1. Build Back Better? More Like “Block Back Better”
Ah, the Build Back Better Act. It was ambitious, progressive, and full of things that would actually help the American people — climate action, healthcare, education. But Joe? Nope. He took one look at that and said, “Not on my watch.” Manchin basically single-handedly killed the bill after months of toying with his own party like a cat batting around a half-dead mouse. Why? Because, apparently, spending money to help people is outrageous when you’re from a state where coal mines are considered luxury real estate. It’s like he saw a lifeboat and decided to poke holes in it because “too many people are getting saved.”
2. Filibuster Fanboy
Speaking of useless relics, Manchin has treated the filibuster like it’s his emotional support animal. Every time Democrats try to eliminate this outdated, obstructionist rule to get things done, Joe blocks it like a bouncer at a VIP club who’s way too into his job. Voting rights? Climate action? Women’s rights? Sorry, those don’t fit into Joe’s filibuster-obsessed vision of “bipartisanship,” which, by the way, is about as real as a unicorn.

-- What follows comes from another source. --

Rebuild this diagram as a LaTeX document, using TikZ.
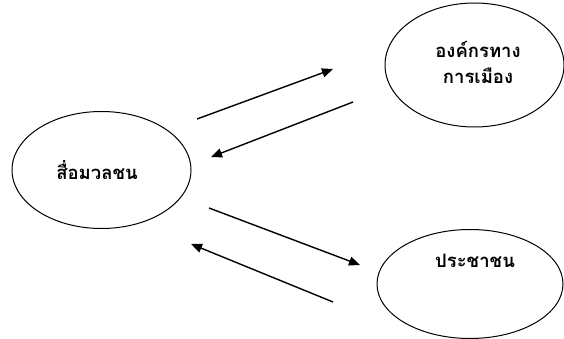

3. Coal Is His Love Language
Manchin is so in love with coal, it’s like West Virginia’s fossil fuel industry sends him flowers on Valentine’s Day. Every time Democrats try to do anything remotely positive for the environment, Joe shows up with his big bucket of coal dust and smothers it. He tanked critical climate provisions in the Build Back Better bill because, well, protecting the planet didn’t jive with his personal stock portfolio. Forget polar bears or the future of the Earth — as long as Joe can keep West Virginia’s coal barons happy, everything’s fine!
4. Voting Rights? Not if Joe’s in Charge
You’d think, as a Democrat, Manchin would be all in on protecting voting rights. But no, that would be way too simple. He opposed the For the People Act, a bill designed to protect voting rights and clean up the corrupt disaster that is campaign finance. Joe insisted it was too “partisan.” You know, because apparently, making sure people can vote is a divisive issue now.
5. Bipartisanship Fantasy Island
Joe Manchin talks about bipartisanship like it’s some magical island where Republicans and Democrats hold hands and sing “Kumbaya.” He’s always chasing that mythical dream of reaching across the aisle, even though the other side has long since burned the bridge. Every time the Democrats need him to actually do something — anything! — he pulls out the ol’ “we need bipartisan solutions” line. As if he hasn’t noticed that the Republican Party has been busy burning the house down while Joe’s still inside trying to negotiate for a fire extinguisher.
Why Manchin’s Non-Endorsement is a Gift in Horse’s Ass Disguise
And now, the cherry on top: Manchin refusing to endorse Kamala Harris for president. Honestly, this is great news. The people who actually like Manchin? They’re probably Republicans or the kind of Democrats who wish he were running for president. These are not people who were ever going to vote for Harris in the first place. In fact, Joe not endorsing her might actually boost her standing with the rest of the Democratic base who are sick of his obstructive nonsense.
At this point, Manchin is like that one grumpy uncle who refuses to stop talking about how things were better “back in the day.” His refusal to endorse Harris only reminds us that he’s standing in the way of progress, and if anything, it will rally the base to back Harris even harder — because nothing unites Democrats like sticking it to Joe Manchin.
So, thank you, Joe. You’ve once again proven that you’re more of a horse’s ass than a Democratic senator, and in doing so, you might have just given Kamala Harris the push she needed to rally the voters who are tired of politicians standing in the way of progress. Now, kindly trot back to West Virginia and let the rest of us get to work.
In short, Manchin should just go Trump himself for all the good he’s doing us. Will someone please get this wanna be jackass a proper MAGA hat?